In this article Ellen Lupton brings the attention to the rise of interface and usability design. Human-computer interaction (HCI) reflect that the dominant subject is the user. User are to studied and how text used since it reflects more the user has been and gathers data about the audience.
There are a couple of myths or theories about visual communication and how they relate to user interactivity.
Myth 1: Readers on the web are less patience than readers of print?
Truth: Studies proved that the crisp black text on white background van be read just as efficiently from screen as from a printed page.
Myth 2: Users of websites have different expectations than print users
Truth: Website users want to feel contemplative, they expect search mode not processing or contemplating.
Myth 3: Icons are a more universal mode of communication than text.
Truth: Icons are necessary yet text can often provide a more specific and understandable cue than a picture. Icons function more to enforce brand identity, besides text allows to be reformatted and translated and used in different media.
Myth4: "White space" open space on a page can have as much physical presence as printed areas.
Truth:Mixed opinions modern designers believe that open space have presence but advocates like Edward Tufte, believe in visual density argues for maximizing the amount of data on a single page or screen. I think the importance is not the amount but the organization if is well organized I wouldn't personally mind going through several text.
Design has become a "transmedia" enterprise, as authors and producers create worlds, characters, places, situations and interactions appear across a variety of media and products.
Graphic Authorship by Rick Poynor
"Designer as author" even though is a postmodern ideas. The role of the designer has not just been to invoke the reader or viewer , but also get the involvement of the audience. In the reading, the author mentions that "the acto of designing can never be an entirely neutral proces, since the designer always brings something extra to the project. A designers role is to inform, reflect personal taste, cultural understanding, social and political beliefs and aesthetic preferences. Designers are motivated by the need for creative satisfaction and peer approval.
Canadian designer Bruce Mau, has a preferred model to when a designer should take a role for instance in a book project. In Mau's version he sees the involvement of the designers during the project's inception, sometimes alongside the writer. Example of this model is when Mau collaborated with Dutch architect Rem Koolhaas, on the cover of the book Mau and Koolhaas had the same degree of recognition, which has been achieved by few designers. Ellen Lupton and Abbott Miller are two significant designers that emerge in 1980's embracing designer and author. In their design practice the made this commitment explicit in the three-word manifesto (1985) which they titled it design|writing|research. Lupton and Miller demonstrated how writing and design might be brought together in a new critical relationship, in which a graphic designer could be conceived as a language-worker equipped to actively initiate projets by either authorizing text or by elaborating, directing or disrupting their meaning. Postmodern graphic authorship as described in the article is a designer that has full control over the text, as commissioner, editor or writer.
Fuel makes the distinction between client and personal work as, client work usually involves compromises over content that need not to be made in self-initiated projects. This may come to the nature of the content itself.
-SVA (School of Visual Arts, in NYC is the first school to provide a degree based on the "idea of the designer as author" is rooted in the independent creation of ideas.

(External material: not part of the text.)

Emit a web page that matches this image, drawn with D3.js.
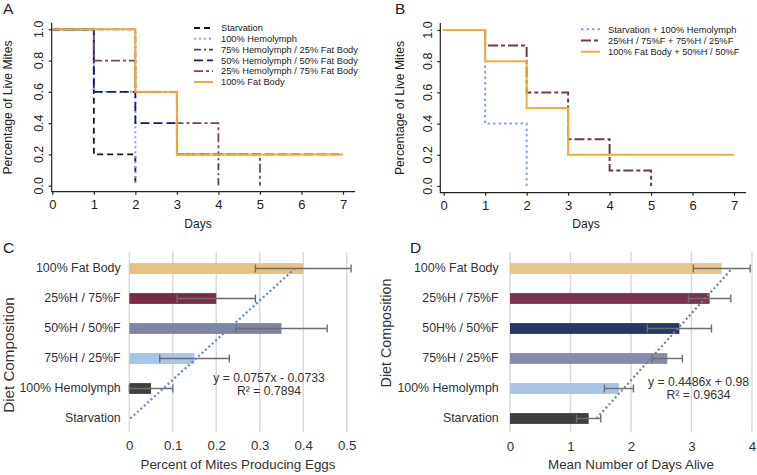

Authorship is a term that has a lot of problems in regards of ownership and credit, but it does open the road for possibilities and thinking how design transcends and is not limited. Ellen Lupton also makes the point that designers are producers, designer finds opportunities to seize control of the technological means of production and share this control with the reading public.
The Designer as Producer by Victor Margolin
Available is a new networking approach to the production of goods and services and therefore making the accessibility to resources quicker. Due to this emerging marketing structure, designer today have the opportunity to produce and distribute new things at low costs. Like typefaces with the market, it can allow a young typographer to become an entrepreneur. Designers/ entrepreneurs can do more than challenge the system of industrial production, by using technology for modeling, prototyping, manufacturing and distributing new products. Designers can address the need of new products to address pressing social needs (health, children, communication, the aged, those with disabilities) that are not being met by large manufacturers. Designers/ entrepreneurs have the opportunity to create and have an impact in the product culture than we have ever had in the past.